3. WHEN MAKING INVESTMENT ADJUSTMENTS, PLAY SMALL
It’s key to assess and rebalance your portfolio to grow with the changing market. When making those adjustments, think of it as minor tweaks and avoid all cash or all stock investments.
“I think you always have to consider the long term and not try to make big bets on where the market’s going to go over a three to six month period of time,” Marshall advised. “Managing your money is a constant search for value and money always flows where the deals are. And so if the deals aren’t in technology right now due to rising interest rates, those are the things that investors need to be aware of so that they can allocate their capital properly.”
4. THINK TWICE BEFORE BUYING A HOUSE
While fixed-rate mortgages still offer low interest, home values are elevated. Marshall believes consumers should consider multiple factors before making this investment.
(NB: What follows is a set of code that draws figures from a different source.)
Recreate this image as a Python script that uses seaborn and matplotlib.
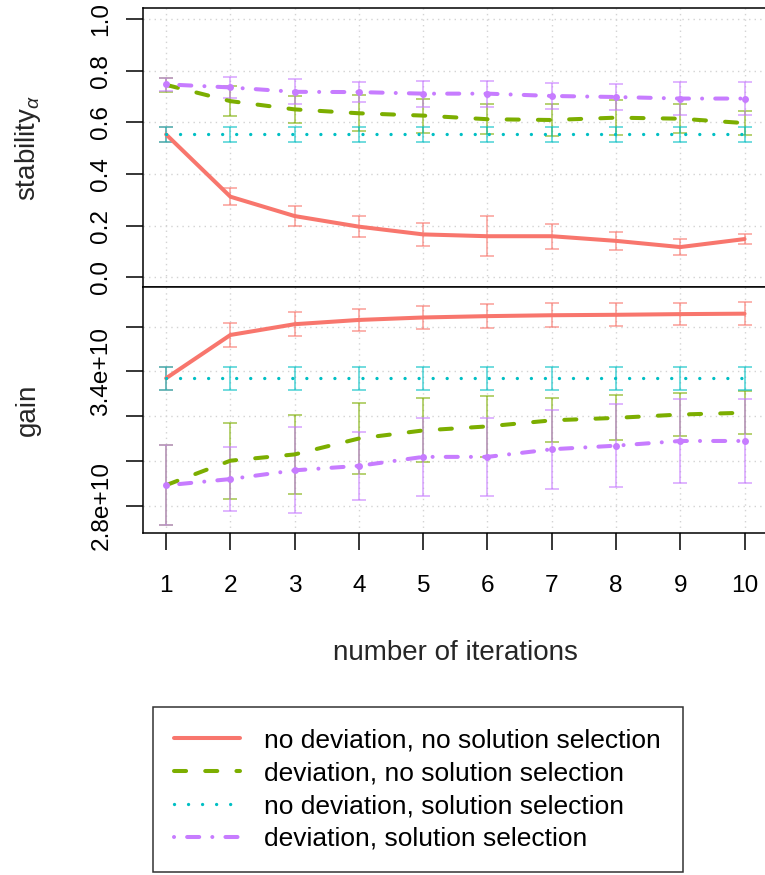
import matplotlib
matplotlib.use("Agg")
import matplotlib.pyplot as plt
from matplotlib.lines import Line2D
import seaborn as sns
import pandas as pd

# ---------------- data ----------------
iterations = [1, 2, 3, 4, 5, 6, 7, 8, 9, 10]
series_labels = [
    "no deviation, no solution selection",
    "deviation, no solution selection",
    "no deviation, solution selection",
    "deviation, solution selection",
]

# stability_alpha (mean, error)
stab_nd_nss = [0.553, 0.312, 0.237, 0.196, 0.166, 0.159, 0.159, 0.141, 0.117, 0.148]
stab_nd_nss_err = [0.030, 0.034, 0.040, 0.041, 0.046, 0.077, 0.048, 0.034, 0.032, 0.021]
stab_d_nss = [0.745, 0.682, 0.650, 0.635, 0.626, 0.612, 0.609, 0.618, 0.614, 0.597]
stab_d_nss_err = [0.026, 0.059, 0.053, 0.069, 0.066, 0.058, 0.062, 0.068, 0.055, 0.045]
stab_nd_ss = [0.554, 0.554, 0.554, 0.554, 0.554, 0.554, 0.554, 0.554, 0.554, 0.554]
stab_nd_ss_err = [0.029, 0.029, 0.029, 0.029, 0.029, 0.029, 0.029, 0.029, 0.029, 0.029]
stab_d_ss = [0.747, 0.735, 0.718, 0.717, 0.711, 0.711, 0.702, 0.698, 0.692, 0.692]
stab_d_ss_err = [0.026, 0.039, 0.048, 0.039, 0.050, 0.050, 0.052, 0.052, 0.064, 0.064]

# gain (mean, error)
gain_nd_nss = [3.370e10, 3.563e10, 3.611e10, 3.630e10, 3.641e10, 3.647e10, 3.651e10, 3.653e10, 3.656e10, 3.658e10]
gain_nd_nss_err = [0.052e10, 0.052e10, 0.054e10, 0.051e10, 0.051e10, 0.052e10, 0.053e10, 0.051e10, 0.050e10, 0.051e10]
gain_d_nss = [2.893e10, 3.002e10, 3.030e10, 3.101e10, 3.137e10, 3.155e10, 3.182e10, 3.193e10, 3.208e10, 3.216e10]
gain_d_nss_err = [0.179e10, 0.170e10, 0.178e10, 0.159e10, 0.143e10, 0.137e10, 0.098e10, 0.100e10, 0.098e10, 0.095e10]
gain_nd_ss = [3.370e10, 3.370e10, 3.370e10, 3.370e10, 3.370e10, 3.370e10, 3.370e10, 3.370e10, 3.370e10, 3.370e10]
gain_nd_ss_err = [0.052e10, 0.052e10, 0.052e10, 0.052e10, 0.052e10, 0.052e10, 0.052e10, 0.052e10, 0.052e10, 0.052e10]
gain_d_ss = [2.892e10, 2.920e10, 2.959e10, 2.979e10, 3.019e10, 3.019e10, 3.053e10, 3.069e10, 3.090e10, 3.090e10]
gain_d_ss_err = [0.179e10, 0.144e10, 0.192e10, 0.153e10, 0.175e10, 0.175e10, 0.176e10, 0.184e10, 0.189e10, 0.189e10]

stab_ticks = [0.0, 0.2, 0.4, 0.6, 0.8, 1.0]
stab_ticklabels = ["0.0", "0.2", "0.4", "0.6", "0.8", "1.0"]
gain_ticks = [2.8e10, 3.0e10, 3.2e10, 3.4e10, 3.6e10]
gain_ticklabels = ["2.8e+10", "", "", "3.4e+10", ""]

# ---------------- style ----------------
sns.set_theme(style="white")
plt.rcParams["font.family"] = ["Liberation Sans", "DejaVu Sans"]
plt.rcParams["mathtext.fontset"] = "custom"
plt.rcParams["mathtext.rm"] = "Liberation Sans"
plt.rcParams["mathtext.it"] = "Liberation Sans:italic"
plt.rcParams["text.color"] = "black"

colors = ["#F8766D", "#7CAE00", "#00BFC4", "#C77CFF"]
widths = [2.9, 2.9, 2.4, 2.9]
dash_patterns = [None, (3.0, 4.75), (0.01, 4.2), (0.01, 3.25, 3.0, 3.25)]
markers = [None, None, None, "o"]

FS_TICK = 17.6
FS_LAB = 20
FS_LEG = 19
W, H = 765, 875
fig = plt.figure(figsize=(W / 100, H / 100), dpi=100)

left_px, right_px = 143.0, 767.7
top1, bot1 = 8.3, 287.0
bot2 = 533.3
ax1 = fig.add_axes([left_px / W, 1 - bot1 / H, (right_px - left_px) / W, (bot1 - top1) / H])
ax2 = fig.add_axes([left_px / W, 1 - bot2 / H, (right_px - left_px) / W, (bot2 - bot1) / H])

stab_sets = [(stab_nd_nss, stab_nd_nss_err), (stab_d_nss, stab_d_nss_err),
             (stab_nd_ss, stab_nd_ss_err), (stab_d_ss, stab_d_ss_err)]
gain_sets = [(gain_nd_nss, gain_nd_nss_err), (gain_d_nss, gain_d_nss_err),
             (gain_nd_ss, gain_nd_ss_err), (gain_d_ss, gain_d_ss_err)]


def draw(ax, sets):
    for i, (vals, errs) in enumerate(sets):
        ax.errorbar(iterations, vals, yerr=errs, fmt="none", ecolor=colors[i],
                    elinewidth=1.2, capsize=5, capthick=1.2, alpha=0.65, zorder=2)
    for i, (vals, errs) in enumerate(sets):
        df = pd.DataFrame({"iteration": iterations, "value": vals})
        kw = {}
        if markers[i]:
            kw = dict(marker="o", markersize=5, markeredgewidth=0)
        sns.lineplot(data=df, x="iteration", y="value", ax=ax, color=colors[i],
                     linewidth=widths[i], zorder=3, legend=False, **kw)
        ln = ax.lines[-1]
        ln.set_solid_capstyle("round")
        ln.set_dash_capstyle("round")
        if dash_patterns[i] is not None:
            ln.set_dashes(dash_patterns[i])


draw(ax1, stab_sets)
draw(ax2, gain_sets)

for ax in (ax1, ax2):
    ax.set_xlim(0.64, 10.36)
    ax.set_xticks(iterations)
    ax.set_axisbelow(True)
    ax.grid(True, color="#d3d3d3", linestyle=(0, (1, 3)), linewidth=1.0)
    for s in ax.spines.values():
        s.set_color("black")
        s.set_linewidth(1.1)
    ax.set_xlabel("")
    ax.set_ylabel("")

ax1.set_ylim(-0.0376, 1.0414)
ax1.set_yticks(stab_ticks)
ax1.set_yticklabels(stab_ticklabels)
ax1.tick_params(axis="x", bottom=False, labelbottom=False)

ax2.set_ylim(2.678e10, 3.777e10)
ax2.set_yticks(gain_ticks)
ax2.set_yticklabels(gain_ticklabels)
ax2.set_xticklabels([str(v) for v in iterations])
ax2.tick_params(axis="x", bottom=True, length=12, width=1.1, direction="out",
                pad=18, labelsize=FS_TICK, colors="black")

for ax in (ax1, ax2):
    ax.tick_params(axis="y", left=True, length=12, width=1.1, direction="out",
                   pad=10, labelsize=FS_TICK, labelrotation=90, colors="black")
    for lbl in ax.get_yticklabels():
        lbl.set_va("center")

ax1.set_ylabel(r"stability$_{\alpha}$", fontsize=FS_LAB)
ax2.set_ylabel("gain", fontsize=FS_LAB)
for ax in (ax1, ax2):
    ax.yaxis.label.set(va="center", ha="center")
    ax.yaxis.set_label_coords((28 - left_px) / (right_px - left_px), 0.5)

ax2.set_xlabel("number of iterations", fontsize=FS_LAB)
ax2.xaxis.label.set(va="center")
ax2.xaxis.set_label_coords(0.5, (bot2 - 653) / (bot2 - bot1))

handles = []
for i in range(4):
    h = Line2D([], [], color=colors[i], linewidth=widths[i],
               solid_capstyle="round", dash_capstyle="round")
    if dash_patterns[i] is not None:
        h.set_dashes(dash_patterns[i])
    handles.append(h)

leg = fig.legend(handles, series_labels, loc="upper left",
                 bbox_to_anchor=(152.7 / W, 1 - 707 / H), frameon=True,
                 fancybox=False, edgecolor="black", fontsize=FS_LEG,
                 borderpad=0.82, labelspacing=0.33, handlelength=2.5,
                 handletextpad=0.91, borderaxespad=0)
leg.get_frame().set_linewidth(1.1)

fig.savefig("out.png", dpi=100)
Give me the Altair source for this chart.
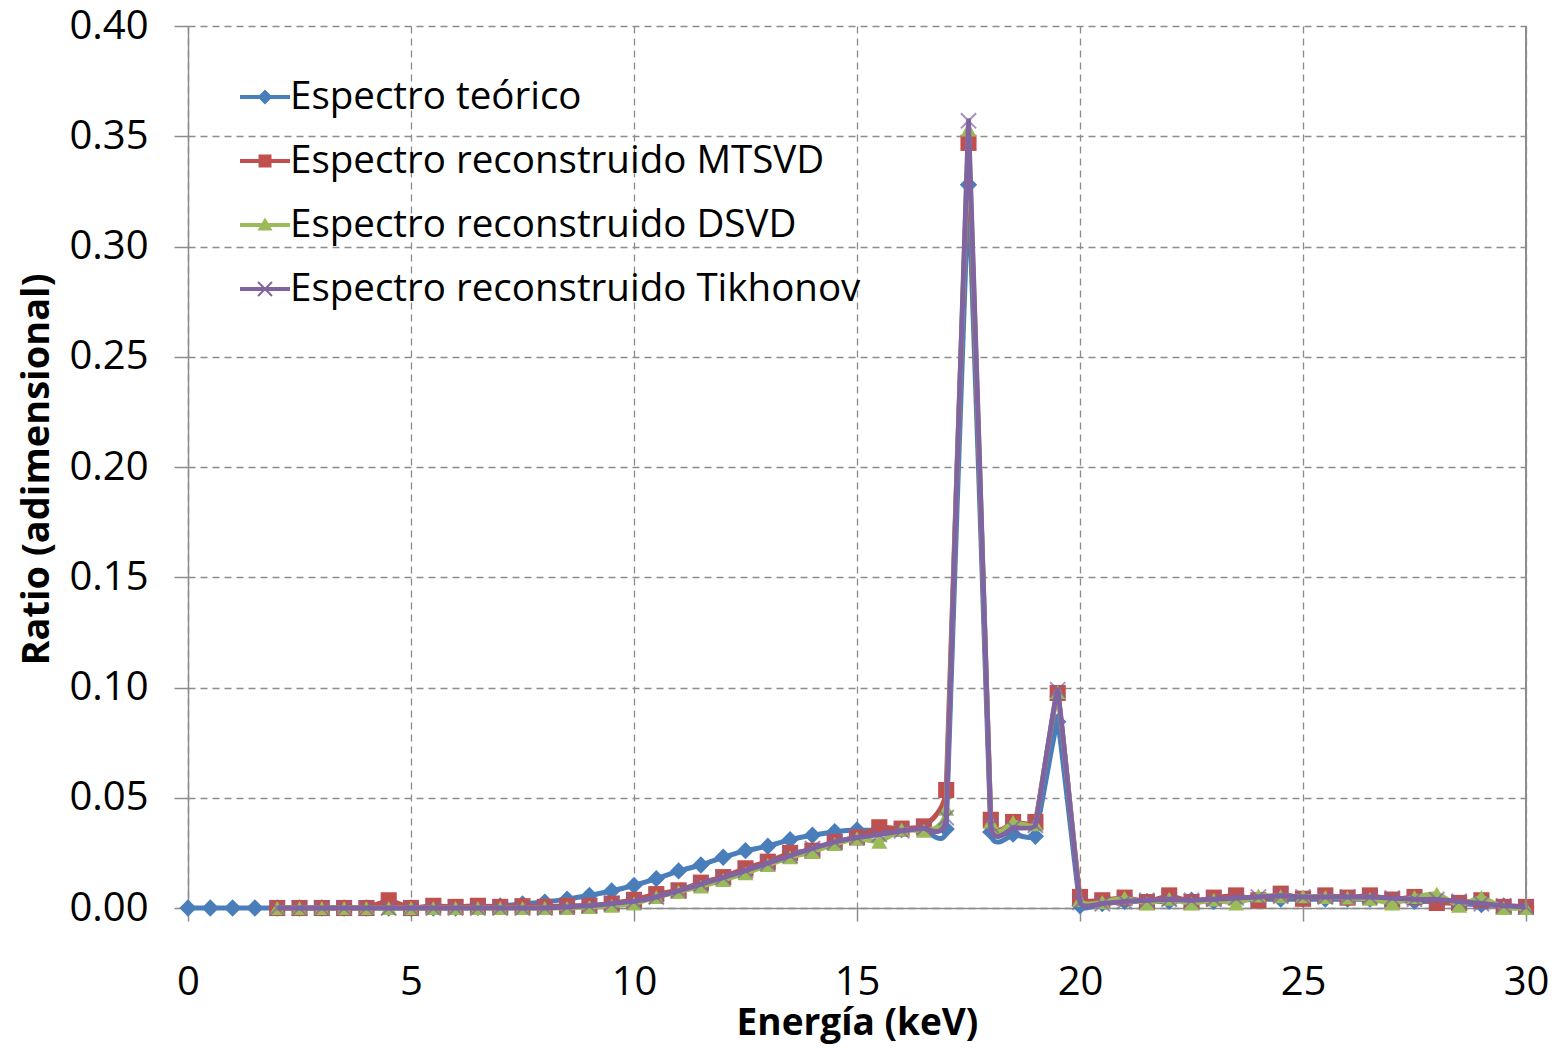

“Each family has to make their own decision,” he stated. “But I think if you can afford the payment, you have a longer term time horizon and if you’re going to stay in a house to for five, ten, twelve years, I think you’re okay to start dipping into the housing market.”
5. DON’T ASSUME MONEY WILL GROW IN THE BANK
The interest rate hike won’t immediately translate into a windfall for depositors who have been earning zero on their money during this environment. Instead, it will give banks the opportunity to charge borrowers more and depositors nearly the same rate. Marshall says there are other safe yet valuable places to grow your money right.
“[By keeping money in savings] you’re still going to have a negative real rate of return as it compares to inflation,” Marshall acknowledged. “Every day in America, there’s a lot of good people that are waking up trying to solve these problems. I think when you invest in the stock market, you’re making a bet on the future of America. We’re really confident about the long term.”